> [INFORMATION SHOWN]
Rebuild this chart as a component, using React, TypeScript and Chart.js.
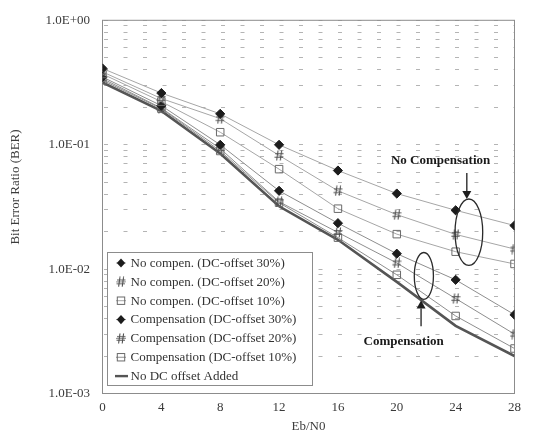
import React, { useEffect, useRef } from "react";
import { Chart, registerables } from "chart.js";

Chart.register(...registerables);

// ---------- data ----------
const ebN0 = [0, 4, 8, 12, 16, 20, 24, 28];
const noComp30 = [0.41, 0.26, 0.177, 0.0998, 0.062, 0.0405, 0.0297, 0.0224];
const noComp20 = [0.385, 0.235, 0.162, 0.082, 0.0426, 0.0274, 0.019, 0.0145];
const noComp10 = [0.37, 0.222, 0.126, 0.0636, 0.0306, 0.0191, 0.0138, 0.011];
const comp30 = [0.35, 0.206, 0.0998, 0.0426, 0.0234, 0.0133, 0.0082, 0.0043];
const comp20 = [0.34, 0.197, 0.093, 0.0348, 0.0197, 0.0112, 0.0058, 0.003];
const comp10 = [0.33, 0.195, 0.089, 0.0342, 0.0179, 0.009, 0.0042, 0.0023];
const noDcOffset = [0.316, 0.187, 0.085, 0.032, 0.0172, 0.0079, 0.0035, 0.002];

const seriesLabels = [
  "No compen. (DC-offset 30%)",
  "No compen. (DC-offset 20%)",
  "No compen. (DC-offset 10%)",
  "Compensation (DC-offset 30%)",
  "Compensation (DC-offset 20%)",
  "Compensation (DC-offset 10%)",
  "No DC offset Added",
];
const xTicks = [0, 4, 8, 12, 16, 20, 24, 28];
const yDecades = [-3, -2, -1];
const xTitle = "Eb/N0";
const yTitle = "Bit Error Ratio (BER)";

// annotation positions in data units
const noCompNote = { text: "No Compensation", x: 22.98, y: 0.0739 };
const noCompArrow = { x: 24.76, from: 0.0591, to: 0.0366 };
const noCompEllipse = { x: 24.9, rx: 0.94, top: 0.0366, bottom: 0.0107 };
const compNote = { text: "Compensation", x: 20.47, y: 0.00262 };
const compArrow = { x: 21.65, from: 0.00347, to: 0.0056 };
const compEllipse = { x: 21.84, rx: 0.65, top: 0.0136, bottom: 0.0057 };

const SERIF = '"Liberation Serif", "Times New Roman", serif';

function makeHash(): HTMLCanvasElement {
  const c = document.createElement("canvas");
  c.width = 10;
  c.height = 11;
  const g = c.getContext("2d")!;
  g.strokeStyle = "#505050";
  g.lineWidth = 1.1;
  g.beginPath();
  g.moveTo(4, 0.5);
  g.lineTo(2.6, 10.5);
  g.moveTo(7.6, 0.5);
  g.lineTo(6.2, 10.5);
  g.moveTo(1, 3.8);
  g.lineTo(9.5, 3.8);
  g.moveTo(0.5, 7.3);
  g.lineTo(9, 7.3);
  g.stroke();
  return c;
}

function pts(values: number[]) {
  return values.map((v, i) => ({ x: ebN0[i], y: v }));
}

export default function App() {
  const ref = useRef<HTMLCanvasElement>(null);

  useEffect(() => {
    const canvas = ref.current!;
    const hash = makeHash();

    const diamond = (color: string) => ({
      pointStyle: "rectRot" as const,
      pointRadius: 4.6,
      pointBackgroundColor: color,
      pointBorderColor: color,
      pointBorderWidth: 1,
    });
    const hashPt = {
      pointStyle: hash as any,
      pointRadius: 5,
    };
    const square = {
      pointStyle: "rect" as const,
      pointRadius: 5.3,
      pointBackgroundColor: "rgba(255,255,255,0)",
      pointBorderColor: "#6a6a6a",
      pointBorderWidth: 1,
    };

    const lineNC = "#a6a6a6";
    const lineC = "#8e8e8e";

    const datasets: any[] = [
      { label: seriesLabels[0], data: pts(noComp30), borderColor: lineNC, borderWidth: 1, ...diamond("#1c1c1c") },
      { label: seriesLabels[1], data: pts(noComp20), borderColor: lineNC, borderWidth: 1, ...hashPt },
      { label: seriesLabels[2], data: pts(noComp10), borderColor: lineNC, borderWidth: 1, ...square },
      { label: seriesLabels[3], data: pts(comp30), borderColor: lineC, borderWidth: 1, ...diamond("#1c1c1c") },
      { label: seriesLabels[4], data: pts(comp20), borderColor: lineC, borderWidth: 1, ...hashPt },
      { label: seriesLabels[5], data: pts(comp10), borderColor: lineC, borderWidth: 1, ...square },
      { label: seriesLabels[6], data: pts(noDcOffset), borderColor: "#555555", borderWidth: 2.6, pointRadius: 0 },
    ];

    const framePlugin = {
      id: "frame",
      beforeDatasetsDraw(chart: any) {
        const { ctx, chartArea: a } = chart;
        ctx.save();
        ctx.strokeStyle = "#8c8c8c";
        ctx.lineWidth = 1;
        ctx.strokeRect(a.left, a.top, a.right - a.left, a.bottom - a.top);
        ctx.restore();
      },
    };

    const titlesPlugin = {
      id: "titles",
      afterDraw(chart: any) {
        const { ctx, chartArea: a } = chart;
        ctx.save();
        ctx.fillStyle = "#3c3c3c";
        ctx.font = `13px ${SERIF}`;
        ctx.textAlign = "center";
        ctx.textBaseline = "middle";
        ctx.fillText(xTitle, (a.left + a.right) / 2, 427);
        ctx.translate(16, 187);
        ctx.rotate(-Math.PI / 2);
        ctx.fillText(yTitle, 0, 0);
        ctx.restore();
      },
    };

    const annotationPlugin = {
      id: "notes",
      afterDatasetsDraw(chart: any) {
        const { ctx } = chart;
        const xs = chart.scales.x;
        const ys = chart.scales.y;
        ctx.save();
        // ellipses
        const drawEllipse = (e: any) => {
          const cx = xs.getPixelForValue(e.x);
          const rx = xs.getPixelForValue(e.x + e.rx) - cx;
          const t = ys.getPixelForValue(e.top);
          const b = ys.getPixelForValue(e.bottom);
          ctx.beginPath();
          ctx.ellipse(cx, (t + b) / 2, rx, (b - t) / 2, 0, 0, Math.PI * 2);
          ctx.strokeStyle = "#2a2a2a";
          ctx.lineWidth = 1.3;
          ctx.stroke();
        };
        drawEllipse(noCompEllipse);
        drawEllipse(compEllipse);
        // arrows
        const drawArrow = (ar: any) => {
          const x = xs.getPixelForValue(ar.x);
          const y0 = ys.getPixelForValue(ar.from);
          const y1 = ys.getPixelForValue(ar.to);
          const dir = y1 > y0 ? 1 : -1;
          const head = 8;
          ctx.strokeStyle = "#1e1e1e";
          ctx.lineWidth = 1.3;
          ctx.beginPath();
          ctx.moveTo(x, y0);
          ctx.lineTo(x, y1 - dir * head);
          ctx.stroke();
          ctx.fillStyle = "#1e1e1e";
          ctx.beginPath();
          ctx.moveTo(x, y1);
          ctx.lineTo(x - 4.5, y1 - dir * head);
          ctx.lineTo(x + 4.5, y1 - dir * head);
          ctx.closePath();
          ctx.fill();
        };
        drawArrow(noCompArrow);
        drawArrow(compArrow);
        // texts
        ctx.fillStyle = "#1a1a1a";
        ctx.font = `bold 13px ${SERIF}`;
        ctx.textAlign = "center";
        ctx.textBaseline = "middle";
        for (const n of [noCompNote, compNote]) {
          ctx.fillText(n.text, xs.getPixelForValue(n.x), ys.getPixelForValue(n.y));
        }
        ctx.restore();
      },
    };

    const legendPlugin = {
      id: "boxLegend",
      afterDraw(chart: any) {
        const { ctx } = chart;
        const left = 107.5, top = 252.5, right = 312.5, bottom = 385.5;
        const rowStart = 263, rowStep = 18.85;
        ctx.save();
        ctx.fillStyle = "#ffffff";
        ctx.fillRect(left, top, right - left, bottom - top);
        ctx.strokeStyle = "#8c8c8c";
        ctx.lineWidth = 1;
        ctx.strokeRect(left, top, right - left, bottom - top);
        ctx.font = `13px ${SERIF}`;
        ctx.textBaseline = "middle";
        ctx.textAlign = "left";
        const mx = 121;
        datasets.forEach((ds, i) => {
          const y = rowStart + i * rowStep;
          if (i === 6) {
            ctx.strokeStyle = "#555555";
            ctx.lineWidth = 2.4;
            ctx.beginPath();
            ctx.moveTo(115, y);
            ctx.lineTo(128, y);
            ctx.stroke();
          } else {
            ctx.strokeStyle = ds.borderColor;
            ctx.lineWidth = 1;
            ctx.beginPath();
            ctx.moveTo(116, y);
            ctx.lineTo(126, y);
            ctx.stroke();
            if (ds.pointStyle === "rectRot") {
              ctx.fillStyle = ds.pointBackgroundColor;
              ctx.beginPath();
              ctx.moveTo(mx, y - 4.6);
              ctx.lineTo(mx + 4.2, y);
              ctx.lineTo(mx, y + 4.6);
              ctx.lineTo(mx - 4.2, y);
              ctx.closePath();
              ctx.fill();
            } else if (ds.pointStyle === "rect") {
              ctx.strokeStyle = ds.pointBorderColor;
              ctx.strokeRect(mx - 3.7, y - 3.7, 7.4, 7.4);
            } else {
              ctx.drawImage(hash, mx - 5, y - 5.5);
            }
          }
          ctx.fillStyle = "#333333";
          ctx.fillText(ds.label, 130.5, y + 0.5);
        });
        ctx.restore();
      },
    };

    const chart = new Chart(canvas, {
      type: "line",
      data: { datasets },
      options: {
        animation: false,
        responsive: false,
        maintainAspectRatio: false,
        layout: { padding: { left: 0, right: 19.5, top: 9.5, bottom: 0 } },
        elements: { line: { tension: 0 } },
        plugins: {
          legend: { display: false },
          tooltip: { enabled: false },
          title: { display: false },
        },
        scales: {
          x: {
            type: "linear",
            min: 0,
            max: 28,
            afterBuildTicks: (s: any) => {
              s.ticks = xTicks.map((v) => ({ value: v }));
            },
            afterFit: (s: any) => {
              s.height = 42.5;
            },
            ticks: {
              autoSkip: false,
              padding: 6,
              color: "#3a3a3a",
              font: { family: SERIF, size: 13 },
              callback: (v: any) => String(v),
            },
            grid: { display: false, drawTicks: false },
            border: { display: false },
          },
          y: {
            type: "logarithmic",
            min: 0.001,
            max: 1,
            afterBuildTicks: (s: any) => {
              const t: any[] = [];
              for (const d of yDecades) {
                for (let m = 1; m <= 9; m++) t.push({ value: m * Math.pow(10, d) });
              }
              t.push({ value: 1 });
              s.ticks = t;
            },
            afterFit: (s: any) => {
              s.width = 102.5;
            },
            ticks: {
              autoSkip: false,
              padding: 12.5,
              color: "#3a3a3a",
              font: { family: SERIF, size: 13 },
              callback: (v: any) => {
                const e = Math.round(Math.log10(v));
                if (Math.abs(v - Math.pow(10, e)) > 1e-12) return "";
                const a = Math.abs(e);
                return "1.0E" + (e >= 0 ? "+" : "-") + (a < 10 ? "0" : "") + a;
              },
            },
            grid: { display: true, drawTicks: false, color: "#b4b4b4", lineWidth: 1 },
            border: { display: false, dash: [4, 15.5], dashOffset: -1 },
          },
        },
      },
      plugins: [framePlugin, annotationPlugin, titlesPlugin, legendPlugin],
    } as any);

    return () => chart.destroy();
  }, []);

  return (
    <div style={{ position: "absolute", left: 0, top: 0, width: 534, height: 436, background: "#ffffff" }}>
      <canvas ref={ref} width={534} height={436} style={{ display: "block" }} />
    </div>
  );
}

> [EXERCISE BRIEF] Pick each line holding the word "React" out of the listing.

> [RESPONSE TO THE EXERCISE]
Rebuild this chart as a component, using React, TypeScript and Chart.js.
import React, { useEffect, useRef } from "react";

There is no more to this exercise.